Andrea was no stranger to New Orleans by the time he opened his restaurant here. He was executive chef at the Omni Royal Orleans Hotel, one of New Orleans’s most highly regarded hostelries and a local hangout. He held that position for eight years before he and two cousins partnered to open Andrea’s in Metairie.
That trio of restaurateurs created the best Italian restaurant in New Orleans dining history. What set Andrea’s apart was in cooking and serving great dishes from most of Italy’s regional cuisines. New Orleans in those days (and still, really, today) was dominated by the cooking of Sicily. Nothing wrong with Sicilian cooking, but there is much more to Italian cooking than just that region’s take on it.
Andrea’s partnering cousins — Roberto and Cosantino De Angelis — were as responsible as the chef was for the brilliant dining the restaurant offered in its early years. And they had their share of barriers. It was widely believed then that a restaurant in the suburbs (Andrea’s is in Metairie) must be much cheaper than one in downtown or uptown New Orleans — regardless of the excellence of the food and service. And there was the preference for familiar Sicilian food over the Tuscan, Piemontese and Bolognese dishes that Andrea’s turned out so well.

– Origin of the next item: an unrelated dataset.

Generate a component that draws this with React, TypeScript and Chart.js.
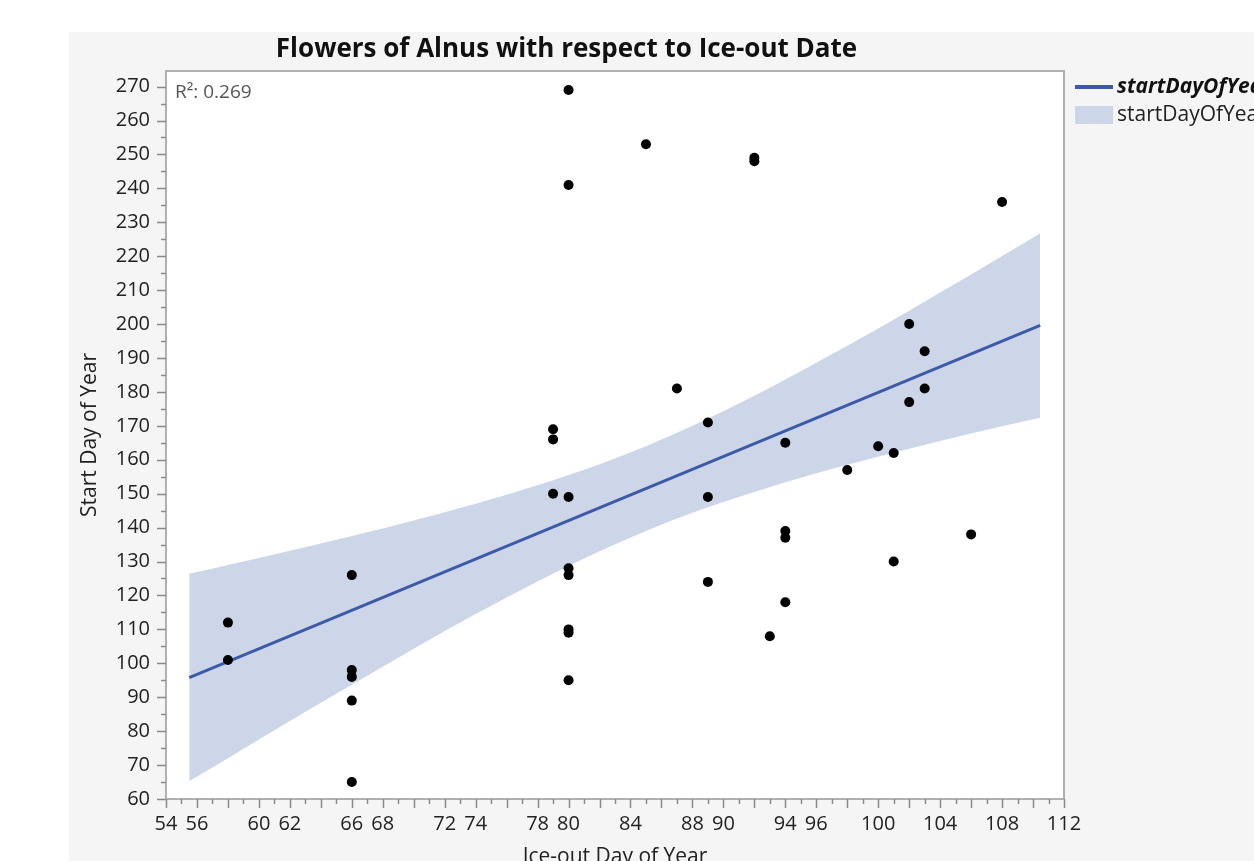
import React, { useEffect, useRef } from "react";
import { Chart, registerables } from "chart.js";
Chart.register(...registerables);

const chartTitle = "Flowers of Alnus with respect to Ice-out Date";
const xAxisTitle = "Ice-out Day of Year";
const yAxisTitle = "Start Day of Year";
const rSquaredText = "R\u00B2: 0.269";
const legendLabels = ["startDayOfYear", "startDayOfYear"];

const iceOutDay = [58, 58, 66, 66, 66, 66, 66, 79, 79, 79, 80, 80, 80, 80, 80, 80, 80, 80, 85, 87, 89, 89, 89, 92, 92, 93, 94, 94, 94, 94, 98, 100, 101, 101, 102, 102, 103, 103, 106, 108];
const startDay = [112, 101, 126, 98, 96, 89, 65, 169, 166, 150, 269, 241, 149, 128, 126, 110, 109, 95, 253, 181, 171, 149, 124, 248, 249, 108, 165, 139, 137, 118, 157, 164, 162, 130, 200, 177, 192, 181, 138, 236];

const fitX = [55.5, 110.46];
const fitY = [95.8, 199.6];

const bandX = [55.5, 58, 62, 66, 70, 74, 78, 82, 85, 88, 92, 96, 100, 104, 108, 110.46];
const bandUpper = [126.4, 129.0, 133.2, 137.5, 142.1, 147.0, 152.5, 158.7, 164.0, 170.0, 178.9, 188.6, 198.7, 209.3, 220.1, 226.8];
const bandLower = [65.2, 72.0, 83.0, 93.7, 104.3, 114.5, 124.1, 133.0, 139.0, 144.4, 150.5, 156.0, 160.9, 165.5, 169.9, 172.4];

const xLabeledTicks = [54, 56, 60, 62, 66, 68, 72, 74, 78, 80, 84, 88, 90, 94, 96, 100, 104, 108, 112];
const yLabeledTicks = [60, 70, 80, 90, 100, 110, 120, 130, 140, 150, 160, 170, 180, 190, 200, 210, 220, 230, 240, 250, 260, 270];
const xRange = [54, 112];
const yRange = [60, 274.6];

const FONT = "'Open Sans', 'Noto Sans', sans-serif";
const LINE_BLUE = "#3d5aa8";
const BAND_BLUE = "rgba(205, 214, 233, 1)";

const decorPlugin = {
  id: "decor",
  beforeDraw(chart: any) {
    const { ctx, width, height, chartArea: ca } = chart;
    ctx.save();
    ctx.fillStyle = "#ffffff";
    ctx.fillRect(0, 0, width, height);
    ctx.fillStyle = "#f5f5f5";
    ctx.fillRect(69, 32, width - 69, height - 32);
    ctx.fillStyle = "#ffffff";
    ctx.fillRect(ca.left, ca.top, ca.right - ca.left, ca.bottom - ca.top);
    ctx.restore();
  },
  afterDraw(chart: any) {
    const { ctx, chartArea: ca } = chart;
    const xs = chart.scales.x;
    const ys = chart.scales.y;
    ctx.save();
    // frame
    ctx.strokeStyle = "#b0b0b0";
    ctx.lineWidth = 2;
    ctx.strokeRect(ca.left, ca.top, ca.right - ca.left, ca.bottom - ca.top);
    // tick marks
    ctx.strokeStyle = "#8a8a8a";
    ctx.lineWidth = 1.5;
    ctx.beginPath();
    for (let v = xRange[0]; v <= xRange[1]; v += 1) {
      const px = Math.round(xs.getPixelForValue(v)) + 0.5;
      const len = v % 2 === 0 ? 9 : 5;
      ctx.moveTo(px, ca.bottom);
      ctx.lineTo(px, ca.bottom + len);
    }
    for (let v = yRange[0]; v <= 270; v += 5) {
      const py = Math.round(ys.getPixelForValue(v)) + 0.5;
      const len = v % 10 === 0 ? 9 : 5;
      ctx.moveTo(ca.left, py);
      ctx.lineTo(ca.left - len, py);
    }
    ctx.stroke();

    // title
    ctx.fillStyle = "#111111";
    ctx.font = `bold 26px ${FONT}`;
    ctx.textAlign = "center";
    ctx.textBaseline = "middle";
    ctx.fillText(chartTitle, (69 + ca.right) / 2, 50);

    // axis titles
    ctx.fillStyle = "#222222";
    ctx.font = `21px ${FONT}`;
    ctx.fillText(xAxisTitle, (ca.left + ca.right) / 2, 857);
    ctx.save();
    ctx.translate(90, (ca.top + ca.bottom) / 2);
    ctx.rotate(-Math.PI / 2);
    ctx.font = `21px ${FONT}`;
    ctx.fillText(yAxisTitle, 0, 0);
    ctx.restore();

    // R2
    ctx.fillStyle = "#555555";
    ctx.font = `19px ${FONT}`;
    ctx.textAlign = "left";
    ctx.fillText(rSquaredText, ca.left + 9, 93);

    // legend
    ctx.strokeStyle = LINE_BLUE;
    ctx.lineWidth = 4;
    ctx.beginPath();
    ctx.moveTo(1075, 87);
    ctx.lineTo(1113, 87);
    ctx.stroke();
    ctx.fillStyle = "#111111";
    ctx.font = `italic bold 21px ${FONT}`;
    ctx.fillText(legendLabels[0], 1117, 87);
    ctx.fillStyle = BAND_BLUE;
    ctx.fillRect(1075, 106, 38, 18);
    ctx.fillStyle = "#222222";
    ctx.font = `21px ${FONT}`;
    ctx.fillText(legendLabels[1], 1117, 115);
    ctx.restore();
  },
};

export default function App() {
  const canvasRef = useRef<HTMLCanvasElement | null>(null);

  useEffect(() => {
    const canvas = canvasRef.current;
    if (!canvas) return;
    const points = iceOutDay.map((x, i) => ({ x, y: startDay[i] }));
    const fitPts = fitX.map((x, i) => ({ x, y: fitY[i] }));
    const upper = bandX.map((x, i) => ({ x, y: bandUpper[i] }));
    const lower = bandX.map((x, i) => ({ x, y: bandLower[i] }));

    const chart = new Chart(canvas, {
      type: "scatter",
      data: {
        datasets: [
          {
            label: "points",
            data: points,
            backgroundColor: "#000000",
            borderWidth: 0,
            pointRadius: 5,
          },
          {
            type: "line",
            label: "fit",
            data: fitPts,
            borderColor: LINE_BLUE,
            borderWidth: 3,
            pointRadius: 0,
            fill: false,
          },
          {
            type: "line",
            label: "upper",
            data: upper,
            borderWidth: 0,
            borderColor: "rgba(0,0,0,0)",
            backgroundColor: BAND_BLUE,
            pointRadius: 0,
            cubicInterpolationMode: "monotone",
            fill: "+1",
          },
          {
            type: "line",
            label: "lower",
            data: lower,
            borderWidth: 0,
            borderColor: "rgba(0,0,0,0)",
            pointRadius: 0,
            cubicInterpolationMode: "monotone",
            fill: false,
          },
        ] as any,
      },
      options: {
        animation: false,
        responsive: false,
        devicePixelRatio: 1,
        layout: { padding: { left: 0, top: 71, right: 190, bottom: 0 } },
        plugins: {
          legend: { display: false },
          title: { display: false },
          tooltip: { enabled: false },
        },
        scales: {
          x: {
            type: "linear",
            min: xRange[0],
            max: xRange[1],
            grid: { display: false, drawTicks: false },
            border: { display: false },
            afterBuildTicks: (s: any) => {
              s.ticks = xLabeledTicks.map((v) => ({ value: v }));
            },
            ticks: {
              autoSkip: false,
              maxRotation: 0,
              padding: 13,
              color: "#222222",
              font: { family: FONT, size: 20 },
              callback: (v: any) => String(v),
            },
            afterFit: (s: any) => {
              s.height = 62;
            },
          },
          y: {
            type: "linear",
            min: yRange[0],
            max: yRange[1],
            grid: { display: false, drawTicks: false },
            border: { display: false },
            afterBuildTicks: (s: any) => {
              s.ticks = yLabeledTicks.map((v) => ({ value: v }));
            },
            ticks: {
              autoSkip: false,
              padding: 16,
              color: "#222222",
              font: { family: FONT, size: 20 },
              callback: (v: any) => String(v),
            },
            afterFit: (s: any) => {
              s.width = 166;
            },
          },
        },
      } as any,
      plugins: [decorPlugin],
    });
    return () => chart.destroy();
  }, []);

  return (
    <div style={{ position: "absolute", left: 0, top: 0, width: 1254, height: 861, overflow: "hidden" }}>
      <canvas ref={canvasRef} width={1254} height={861} style={{ display: "block" }} />
    </div>
  );
}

These deterrents accomplished two things. First, New Orleans diners learned to love a broad range of Italian dishes that most of us had not even heard of before. While most people continued to go for the likes of lasagna, veal parmigiana and fettuccine Alfredo, every now and then — often because of Chef Andrea’s persuasive speeches at the table — they would try something really new. Vitello tonnato, bollito misto, fish with basilico sauce, and tiramisu started grabbing people’s curiosity. Chef Andrea retooled the antipasto course with a tremendous offering of marinated seafood and vegetables, cured and smoked Italian salumi and many Italian cheeses.
Meanwhile, the seafood department worked at a high level. Chef Andrea brought in many more species of fish and shellfish than almost any other restaurant. Most of the fish came in whole. The filleting took place on site. The same was true of the meats. Andrea’s has its own butcher shop and cut nearly everything from whole loins of beef, veal, lamb, pork and even exotic meats like goat. The freshness advantage all this brought to the table was (and still is) a hallmark of Andrea’s.
Then came a lucky break for both Andrea and myself. One day over lunch, I asked if he had thought about writing a cookbook. He had indeed but didn’t know where to turn to make that happen. I had written recipes for years and I wasn’t married yet, so I volunteered.
The way we proceeded with the cookbook proved not only to be very effective, but the best education in cooking I ever had. I propped my laptop on the stove top and watched Andrea cook each dish, step by step, while I wrote it all down. We measured, timed, and took the temperature of everything. If Andrea did something I didn’t understand, he would stop and explain the step. When he was about to grab a handful of something to throw into the pot, I stopped him so we could measure the quantity exactly.
Two hundred dishes later, I had written all the recipes and was going about the endless task of cross-checking the ingredient lists with the instructions. Meanwhile, photographer Glade Bilby and his team came in to shoot the beautiful illustrations of the food. By the time we were finished, I was betrothed.
Almost three decades have gone by, and I still think that La Cucina Di Andrea’s is one of the two most useful cookbooks in my kitchen. I refer to it constantly. I also keep a copy at the radio station, to answer questions asked by my listeners.
It’s over thirty years that Andrea’s has been open. Over the years Chef Andrea has adopted a policy of cooking anything a customer asks for if he has the ingredients on hand. This has made the place less Italian and more New Orleans every day. But that’s what the customers want, and that’s what Chef Andrea offers to give.